# Two instances of GPU-Z starting at Windows Start-up, asking for administrative rights



## trichter (Feb 7, 2018)

Dear Team,
I am on an somewhat older machine (i5-3570 and GTX 770, Win 10 64-bit).
Recently my GPU-Z (starting with Windows) asks me for permission to alter the system (e.g. the administrative rights dialogue pops up; the same as when you install new software without administrave rights).
At one ocassion i got an "GPU-Z could not find driver"-error, and i get usually two instances of GPU-z (2.7.0) running at the same time.
Ill now re-install it, and hope for the best, but id thought you should know. If i can provide logs, please let me know.


----------



## W1zzard (Feb 7, 2018)

Check if you have two entries in Windows Scheduled Tasks


----------



## trichter (Feb 7, 2018)

W1zzard said:


> Check if you have two entries in Windows Scheduled Tasks



Thank you for your quick reply. This is not the case:





A reinstall didnt fix this behaviour. I am still getting the "GPU-Z wants to change your computer."-dialogue.

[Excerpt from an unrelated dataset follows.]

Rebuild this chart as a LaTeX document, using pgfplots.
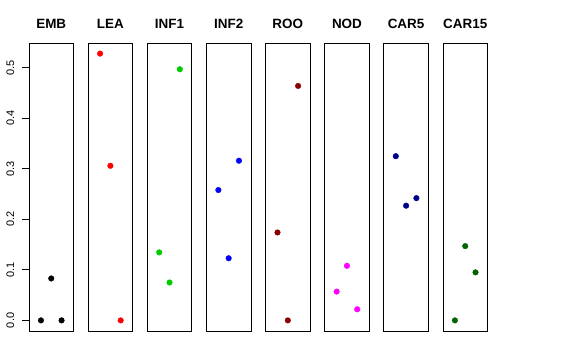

Meanwhile, another program (Universal Media Server) fails to start with Windows although its in the start up list. This is all weird. I need myself to buy a new machine.


----------



## W1zzard (Feb 7, 2018)

The "GPU-Z wants to change your computer" dialog appears depending on your UAC settings and whether your account is a regular user or the Administrator account.

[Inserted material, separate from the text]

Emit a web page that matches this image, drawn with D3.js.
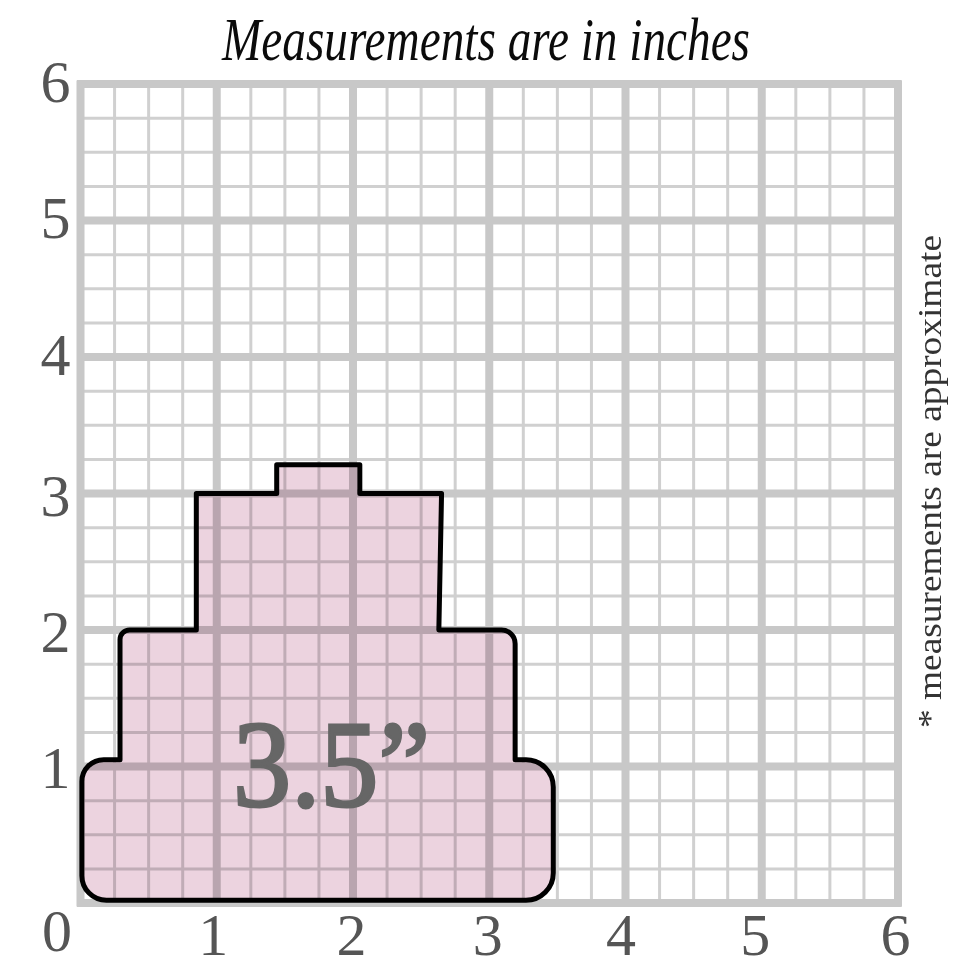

This is completely normal.

Can you start GPU-Z, uncheck the "run at startup" option, and recheck it, then get me a screenshot of Scheduled Tasks again?


----------



## trichter (Feb 7, 2018)

W1zzard said:


> The "GPU-Z wants to change your computer" dialog appears depending on your UAC settings and whether your account is a regular user or the Administrator account.
> 
> This is completely normal.
> 
> Can you start GPU-Z, uncheck the "run at startup" option, and recheck it, then get me a screenshot of Scheduled Tasks again?



Hi,
i forgot pointing out that reinstallation did solve the issue of having two instances/tray symbols. The screenshot is the same as the previous one (except i did delete some entries)

I don't understand why it is normal that the  "GPU-Z wants to change your computer" - dialog appears upon start? it has never behaved like that.  
It is also reproducible; e.g. it happens anytime i start GPU-Z, not only on windows start. What does it plan to change on my machine?


----------



## W1zzard (Feb 7, 2018)

Microsoft changed the wording to include "change your computer" for some reason.

GPU-Z won't change anything, the dialog is really asking you "give the software administrative privileges so it can access the hardware"

Ooooh I just found a bug related to on startup, the command line arguments should be "-restarted -minimized" not just "-minimized".

This should help with the two instances coming up. The latest Windows 10 version will restart apps that were running at the time of shutdown.
If you shutdown while GPU-Z is running, and the startup entry exists, Windows will restart one instance and startup entry will launch a second. The -restarted command line parameter prevents that (The second instance will detect that another instance is already running and quietly exit)


----------